EXERCISE TASK: For the listing underneath, give the count of lines containing the string "this" and nothing further.

## begin SUPPLIED INFORMATION

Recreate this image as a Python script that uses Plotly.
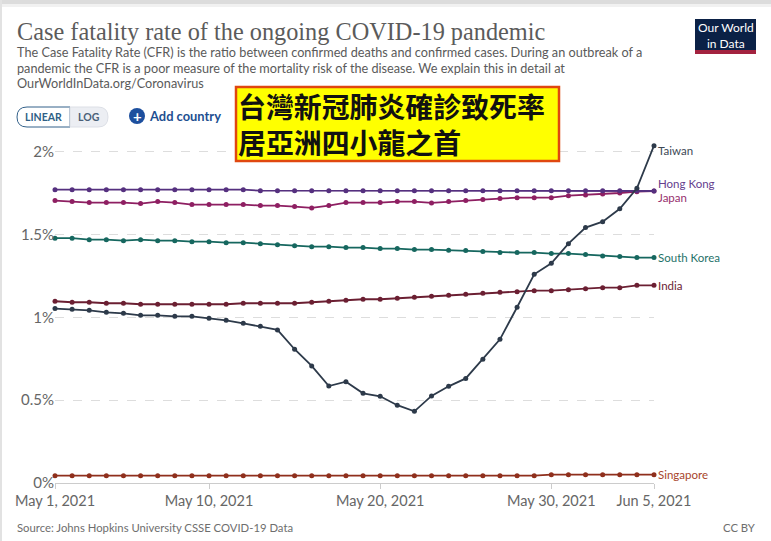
import pandas as pd
import plotly.graph_objects as go

W, H = 771, 541
ML, MR, MT, MB = 55, 117, 144, 58

dates = pd.date_range("2021-05-01", "2021-06-05").strftime("%Y-%m-%d").tolist()

taiwan = [1.054, 1.05, 1.043, 1.031, 1.025, 1.013, 1.013, 1.007, 1.007, 0.995, 0.983, 0.965,
          0.947, 0.925, 0.808, 0.707, 0.586, 0.612, 0.542, 0.524, 0.47, 0.433, 0.526, 0.584,
          0.632, 0.747, 0.868, 1.062, 1.261, 1.327, 1.446, 1.543, 1.579, 1.657, 1.78, 2.038]
hong_kong = [1.772, 1.772, 1.772, 1.772, 1.772, 1.772, 1.772, 1.772, 1.772, 1.772, 1.772, 1.772,
             1.766, 1.766, 1.766, 1.766, 1.766, 1.766, 1.766, 1.766, 1.766, 1.766, 1.766, 1.766,
             1.766, 1.766, 1.766, 1.766, 1.766, 1.766, 1.766, 1.766, 1.766, 1.766, 1.766, 1.764]
japan = [1.706, 1.7, 1.694, 1.694, 1.694, 1.688, 1.7, 1.694, 1.682, 1.682, 1.682, 1.682,
         1.676, 1.676, 1.67, 1.662, 1.676, 1.694, 1.694, 1.694, 1.7, 1.7, 1.692, 1.7,
         1.706, 1.712, 1.718, 1.724, 1.724, 1.724, 1.736, 1.74, 1.746, 1.752, 1.76, 1.764]
south_korea = [1.479, 1.479, 1.47, 1.47, 1.464, 1.47, 1.464, 1.464, 1.458, 1.458, 1.452, 1.452,
               1.446, 1.44, 1.434, 1.428, 1.428, 1.422, 1.422, 1.416, 1.416, 1.41, 1.41, 1.406,
               1.404, 1.398, 1.392, 1.392, 1.392, 1.386, 1.386, 1.38, 1.372, 1.368, 1.362, 1.362]
india = [1.098, 1.092, 1.092, 1.086, 1.086, 1.08, 1.08, 1.08, 1.08, 1.08, 1.08, 1.086,
         1.086, 1.086, 1.086, 1.092, 1.098, 1.104, 1.11, 1.11, 1.116, 1.122, 1.128, 1.134,
         1.14, 1.146, 1.152, 1.156, 1.162, 1.162, 1.168, 1.174, 1.18, 1.18, 1.194, 1.194]
singapore = [0.044, 0.044, 0.044, 0.044, 0.044, 0.044, 0.044, 0.044, 0.044, 0.044, 0.044, 0.044,
             0.044, 0.044, 0.044, 0.044, 0.044, 0.044, 0.044, 0.044, 0.044, 0.044, 0.044, 0.044,
             0.044, 0.044, 0.044, 0.044, 0.044, 0.05, 0.05, 0.05, 0.05, 0.05, 0.05, 0.05]

series = [
    ("Singapore", singapore, "#8f2f1c", "#a8452c", 0),
    ("India", india, "#6b1f32", "#6b2333", 0),
    ("South Korea", south_korea, "#16675f", "#1f7269", 0),
    ("Japan", japan, "#8e1f62", "#972f6e", 6),
    ("Hong Kong", hong_kong, "#55307f", "#65408e", -8),
    ("Taiwan", taiwan, "#2d3a4a", "#3d4855", 5),
]

y_ticks = [0, 0.5, 1, 1.5, 2]
y_labels = ["0%", "0.5%", "1%", "1.5%", "2%"]
x_ticks = ["2021-05-01", "2021-05-10", "2021-05-20", "2021-05-30", "2021-06-05"]
x_labels = ["May 1, 2021", "May 10, 2021", "May 20, 2021", "May 30, 2021", "Jun 5, 2021"]

title = "Case fatality rate of the ongoing COVID-19 pandemic"
subtitle = ["The Case Fatality Rate (CFR) is the ratio between confirmed deaths and confirmed cases. During an outbreak of a",
            "pandemic the CFR is a poor measure of the mortality risk of the disease. We explain this in detail at",
            "OurWorldInData.org/Coronavirus"]


def px_x(x):
    return (x - ML) / (W - ML - MR)


def px_y(y):
    return 1 - (y - MT) / (H - MT - MB)


def rect(x0, y0, x1, y1, fill, line=None, width=0):
    return dict(type="rect", xref="paper", yref="paper", x0=px_x(x0), x1=px_x(x1), y0=px_y(y0), y1=px_y(y1),
                fillcolor=fill, line=dict(color=line or fill, width=width), layer="above")


def text(x, y, s, size, color, font="Lato", xanchor="left", yanchor="middle", **kw):
    return dict(xref="paper", yref="paper", x=px_x(x), y=px_y(y), text=s, showarrow=False,
                xanchor=xanchor, yanchor=yanchor, align=kw.pop("align", "left"),
                font=dict(family=font, size=size, color=color), borderpad=0, **kw)


fig = go.Figure()

for name, values, color, label_color, shift in series:
    fig.add_trace(go.Scatter(x=dates, y=values, mode="lines+markers", name=name, cliponaxis=False,
                             line=dict(color=color, width=1.8), marker=dict(color=color, size=5)))

# подписи справа от линий
annotations = []
for name, values, color, label_color, shift in series:
    annotations.append(dict(x=dates[-1], y=values[-1], xref="x", yref="y", text=name, showarrow=False,
                            xanchor="left", xshift=2, yshift=-shift, font=dict(family="Lato", size=11.5, color=label_color)))

# шапка
annotations.append(text(16, 31, title, 24.3, "#5b5b5b", font="Liberation Serif", height=27))
for i, line in enumerate(subtitle):
    annotations.append(text(16, 52.5 + i * 15.2, line, 12.7, "#5a5a5a"))
annotations.append(text(43.5, 117, "<b>LINEAR</b>", 10.5, "#2f5f86", xanchor="center"))
annotations.append(text(89, 117, "<b>LOG</b>", 10.5, "#4a5f78", xanchor="center"))
annotations.append(text(137, 115.5, "<b>+</b>", 15, "white", xanchor="center"))
annotations.append(text(147.5, 116, "<b>Add country</b>", 12.9, "#1d4f91"))
annotations.append(text(725.5, 35, "Our World<br>in Data", 12, "white", xanchor="center", align="center"))

# жёлтая плашка
annotations.append(text(237, 124, "<b>台灣新冠肺炎確診致死率<br>居亞洲四小龍之首</b>", 27.9, "#111111", font="Noto Sans CJK TC"))

# подвал
annotations.append(text(16, 527, "Source: Johns Hopkins University CSSE COVID-19 Data", 11.3, "#6e6e6e"))
annotations.append(text(757, 527, "CC BY", 11.3, "#6e6e6e", xanchor="right"))

shapes = [
    rect(0, 0, W, 4, "#dcdcdc"),
    rect(0, 4, W, 7, "#f1f1f1"),
    rect(0, 0, 2, H, "#e2e2e2"),
    rect(236, 87, 559, 161, "#ffff00", "#e0470f", 2.5),
    rect(695, 19, 756, 50, "#0b2146"),
    rect(695, 50, 756, 54, "#a3223f"),
    dict(type="path", xref="paper", yref="paper", layer="above", fillcolor="white",
         line=dict(color="#33618a", width=1),
         path=f"M {px_x(70)} {px_y(107)} L {px_x(27)} {px_y(107)} Q {px_x(17)} {px_y(107)} {px_x(17)} {px_y(117)} "
              f"Q {px_x(17)} {px_y(127)} {px_x(27)} {px_y(127)} L {px_x(70)} {px_y(127)} Z"),
    dict(type="path", xref="paper", yref="paper", layer="above", fillcolor="#eceef3",
         line=dict(color="#dcdfe6", width=1),
         path=f"M {px_x(70)} {px_y(107)} L {px_x(98)} {px_y(107)} Q {px_x(108)} {px_y(107)} {px_x(108)} {px_y(117)} "
              f"Q {px_x(108)} {px_y(127)} {px_x(98)} {px_y(127)} L {px_x(70)} {px_y(127)} Z"),
    dict(type="circle", xref="paper", yref="paper", layer="above", fillcolor="#1d4f9e", line=dict(width=0),
         x0=px_x(129), x1=px_x(145), y0=px_y(108), y1=px_y(124)),
]

fig.update_layout(
    width=W, height=H, autosize=False,
    margin=dict(l=ML, r=MR, t=MT, b=MB),
    paper_bgcolor="white", plot_bgcolor="white",
    showlegend=False,
    annotations=annotations,
    shapes=shapes,
    xaxis=dict(type="date", range=[dates[0], dates[-1]], tickmode="array", tickvals=x_ticks, ticktext=x_labels,
               showgrid=False, zeroline=False, showline=True, linecolor="#cccccc", linewidth=1,
               ticks="outside", ticklen=5, tickcolor="#cccccc",
               tickfont=dict(family="Lato", size=14.5, color="#666666")),
    yaxis=dict(range=[0, 2.048], tickmode="array", tickvals=y_ticks, ticktext=y_labels,
               showgrid=True, gridcolor="#dddddd", griddash="dash", gridwidth=1, zeroline=False, showline=False,
               ticks="", tickfont=dict(family="Lato", size=15, color="#666666")),
)

fig.write_html("out.html", config={"displayModeBar": False}, post_script="document.body.style.margin='0';")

## end SUPPLIED INFORMATION

FULL OUTPUT: 2